I am writing a small script that guesses numeric passwords (including ones with leading zeros). The script works fine but I am having trouble understanding what the worst case time complexity would be for this algorithm. Any insight on the complexity of this implementation would be great, thanks.
def bruteforce(cipherText):
for pLen in itertools.count():
for password in itertools.product("0123456789", repeat=pLen):
if hashlib.sha256("".join(password)).hexdigest() == cipherText:
return "".join(password)
First, it's always possible that you're going to find a hash collision before you find the right password. And, for a long-enough input string, this is guaranteed. So, really, the algorithm is constant time: it will complete in about 2^256 steps no matter what the input is.
But this isn't very helpful when you're asking about how it scales with more reasonable N, so let's assume we had some upper limit that was low enough where hash collisions weren't relevant.
Now, if the password is length N, the outer loop will run N times.*
* I'm assuming here that the password really will be purely numeric. Otherwise, of course, it'll fail to find the right answer at N and keep going until it finds a hash collision.
How long does the inner loop take? Well, the main thing it does is iterate each element in product("0123456789", repeat=pLen). That just iterates the cartesian product of the 10-element list pLen times—in other words, there are 10^pLen elements in the product.
Since 10**pLen is greater than sum(10**i for i in range(pLen)) (e.g., 100000 > 11111), we can ignore all but the last time through the outer loop, so that 10**pLen is the total number of inner loops.
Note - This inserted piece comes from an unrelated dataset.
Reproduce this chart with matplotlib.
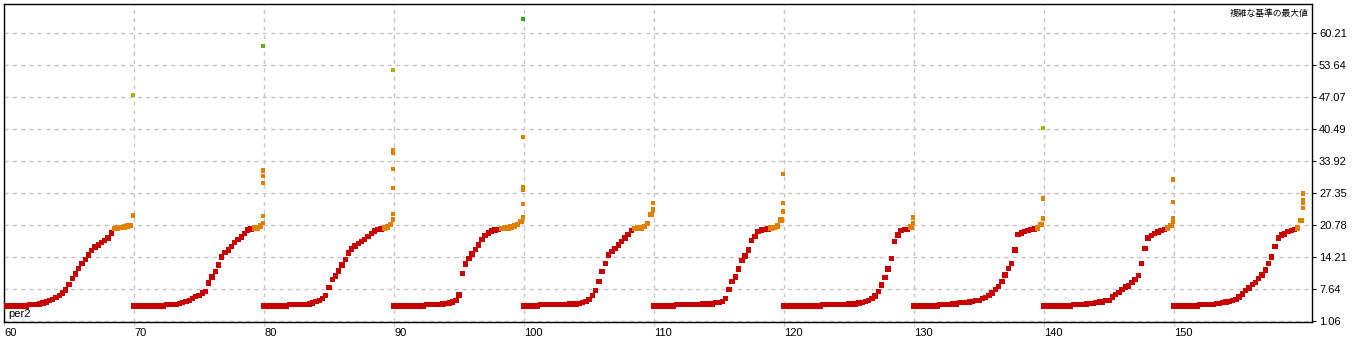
import matplotlib.pyplot as plt
import numpy as np

# per2 groups and the sorted results shown inside each group
per2 = [60, 70, 80, 90, 100, 110, 120, 130, 140, 150]

c60 = [4.21, 4.21, 4.21, 4.21, 4.21, 4.21, 4.21, 4.21, 4.49, 4.49, 4.5, 4.6, 4.8, 5.0, 5.3, 5.6, 6.0, 6.4, 6.9, 7.5,
       8.6, 9.9, 10.8, 11.9, 13.0, 13.8, 14.7, 15.6, 16.3, 16.7, 17.2, 17.6, 18.2, 19.2, 20.1, 20.2, 20.3, 20.4, 20.6, 20.8]
c70 = [4.21, 4.21, 4.21, 4.21, 4.21, 4.21, 4.21, 4.21, 4.21, 4.21, 4.49, 4.49, 4.5, 4.5, 4.7, 4.9, 5.1, 5.4, 5.8, 6.2,
       6.4, 6.9, 7.2, 8.9, 10.2, 11.3, 12.6, 14.3, 15.2, 15.7, 16.4, 17.2, 17.8, 18.4, 19.1, 19.8, 20.0, 20.2, 20.2, 20.6]
c80 = [4.21, 4.21, 4.21, 4.21, 4.21, 4.21, 4.21, 4.21, 4.49, 4.5, 4.5, 4.5, 4.5, 4.5, 4.6, 4.8, 5.1, 5.3, 5.7, 6.4,
       8.0, 9.6, 10.4, 11.4, 12.6, 13.7, 15.1, 15.9, 16.5, 17.0, 17.4, 17.9, 18.5, 19.1, 19.6, 19.9, 20.0, 20.2, 20.4, 21.0]
c90 = [4.21, 4.21, 4.21, 4.21, 4.21, 4.21, 4.21, 4.21, 4.21, 4.21, 4.5, 4.5, 4.5, 4.5, 4.5, 4.6, 4.7, 4.8, 5.0, 5.3,
       6.5, 10.9, 12.8, 13.9, 14.9, 15.8, 16.7, 17.9, 18.7, 19.2, 19.6, 19.8, 19.9, 20.1, 20.2, 20.2, 20.4, 20.6, 20.9, 21.5]
c100 = [4.21, 4.21, 4.21, 4.21, 4.21, 4.5, 4.5, 4.5, 4.5, 4.5, 4.5, 4.5, 4.5, 4.5, 4.6, 4.6, 4.6, 4.7, 4.9, 5.2,
        5.6, 6.4, 7.4, 9.3, 11.3, 13.0, 14.7, 15.4, 16.0, 16.7, 17.4, 18.2, 18.9, 19.7, 20.1, 20.2, 20.2, 20.5, 21.1, 23.0]
c110 = [4.21, 4.21, 4.21, 4.21, 4.21, 4.21, 4.21, 4.5, 4.5, 4.5, 4.5, 4.5, 4.5, 4.5, 4.5, 4.6, 4.6, 4.6, 4.6, 4.9,
        4.9, 5.2, 5.8, 7.6, 9.3, 10.2, 11.8, 13.5, 14.5, 15.7, 17.7, 18.5, 19.5, 19.8, 19.9, 20.0, 20.2, 20.3, 20.6, 21.9]
c120 = [4.21, 4.21, 4.21, 4.21, 4.21, 4.21, 4.21, 4.21, 4.21, 4.21, 4.21, 4.21, 4.5, 4.5, 4.5, 4.5, 4.5, 4.5, 4.5, 4.5,
        4.6, 4.6, 4.6, 4.8, 4.9, 5.1, 5.4, 5.7, 6.3, 7.2, 8.5, 10.1, 11.8, 14.0, 17.4, 18.8, 19.7, 19.9, 19.9, 20.4]
c130 = [4.21, 4.21, 4.21, 4.21, 4.21, 4.21, 4.21, 4.21, 4.5, 4.5, 4.5, 4.5, 4.6, 4.6, 4.9, 4.9, 4.9, 5.0, 5.2, 5.3,
        5.4, 5.7, 6.0, 6.4, 6.9, 7.6, 8.2, 9.2, 10.6, 11.9, 13.0, 15.7, 18.9, 19.2, 19.5, 19.7, 19.9, 20.0, 20.2, 21.0]
c140 = [4.21, 4.21, 4.21, 4.21, 4.21, 4.21, 4.21, 4.21, 4.21, 4.5, 4.5, 4.5, 4.5, 4.6, 4.7, 4.7, 4.9, 5.0, 5.0, 5.3,
        5.4, 6.1, 6.6, 7.0, 7.6, 8.1, 8.3, 9.0, 9.6, 10.5, 12.9, 16.0, 18.2, 18.7, 19.1, 19.4, 19.7, 19.9, 20.2, 20.8]
c150 = [4.21, 4.21, 4.21, 4.21, 4.21, 4.21, 4.21, 4.21, 4.5, 4.5, 4.5, 4.5, 4.5, 4.7, 4.7, 4.9, 5.0, 5.1, 5.3, 5.6,
        6.1, 6.7, 7.4, 7.9, 8.6, 9.1, 9.8, 10.6, 11.6, 12.9, 14.3, 16.4, 18.2, 18.8, 19.0, 19.5, 19.7, 19.9, 20.2, 21.7]

# isolated high results at the right end of each group
o60 = [22.8, 47.5]
o70 = [21.3, 22.7, 29.4, 30.9, 32.0, 57.6]
o80 = [22.0, 23.1, 28.4, 32.3, 35.6, 36.2, 52.6]
o90 = [22.5, 25.1, 28.0, 28.6, 38.9, 63.1]
o100 = [24.0, 25.3]
o110 = [23.6, 25.3, 31.3]
o120 = [21.2, 22.4]
o130 = [22.2, 26.3, 40.7]
o140 = [21.5, 22.2, 25.6, 30.2]
o150 = [24.3, 25.3, 26.0, 27.3]

ytick_vals = [1.06, 7.64, 14.21, 20.78, 27.35, 33.92, 40.49, 47.07, 53.64, 60.21]

curves = [c60, c70, c80, c90, c100, c110, c120, c130, c140, c150]
tops = [o60, o70, o80, o90, o100, o110, o120, o130, o140, o150]


def point_color(v):
    if v < 20.05:
        return '#c80000'
    if v < 39.5:
        return '#e08000'
    if v < 55:
        return '#a8b400'
    if v < 60:
        return '#6cac18'
    return '#20b020'


fig = plt.figure(figsize=(13.56, 3.39), dpi=100)
ax = fig.add_axes([4 / 1356, 17 / 339, 1308 / 1356, 318 / 339])

for g, vals, extra in zip(per2, curves, tops):
    xs = g + np.arange(len(vals)) * 0.25
    ax.scatter(xs, vals, s=15, marker='s', linewidths=0,
               c=[point_color(v) for v in vals], zorder=3)
    xo = np.full(len(extra), g + 9.9)
    ax.scatter(xo, extra, s=10, marker='s', linewidths=0,
               c=[point_color(v) for v in extra], zorder=4)

ax.set_xlim(60, 160.6)
ax.set_ylim(0.93, 66.2)

ax.set_xticks(per2)
ax.set_xticklabels([str(p) for p in per2], ha='left', fontsize=8, family='Liberation Sans')
ax.set_yticks(ytick_vals)
ax.set_yticklabels(['%.2f' % v for v in ytick_vals], fontsize=8, family='Liberation Sans')
ax.yaxis.tick_right()
ax.tick_params(axis='x', length=3, pad=1, color='#c8c8c8')
ax.tick_params(axis='y', length=3, pad=2)

ax.grid(True, color='#c8c8c8', linestyle=(0, (3, 3)), linewidth=1)
ax.set_axisbelow(True)
for sp in ax.spines.values():
    sp.set_color('black')
    sp.set_linewidth(1)

ax.text(0.997, 0.985, '複雑な基準の最大値', transform=ax.transAxes, ha='right', va='top',
        fontsize=6.3, family=['Noto Sans CJK JP', 'DejaVu Sans'])
ax.text(0.003, 0.01, 'per2', transform=ax.transAxes, ha='left', va='bottom',
        fontsize=8, family='Liberation Sans')

fig.savefig('out.png', dpi=100)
The stuff that it does inside each inner loop is all linear on pLen (joining a string, hashing a string) or constant (comparing two hashes), so there are (10^pLen)*pLen total steps.
So, the worst-case complexity is exponential: O(10^N). Because that's the same as multiplying N by a constant and then doing 2^cN, that's the same complexity class as O(2^N).
If you want to combine the two together, you could call this O(2^min(log2(10)*N, 256)). Which, again, is constant-time (since the asymptote is still 2^256), but shows how it's practically exponential if you only care about smaller N.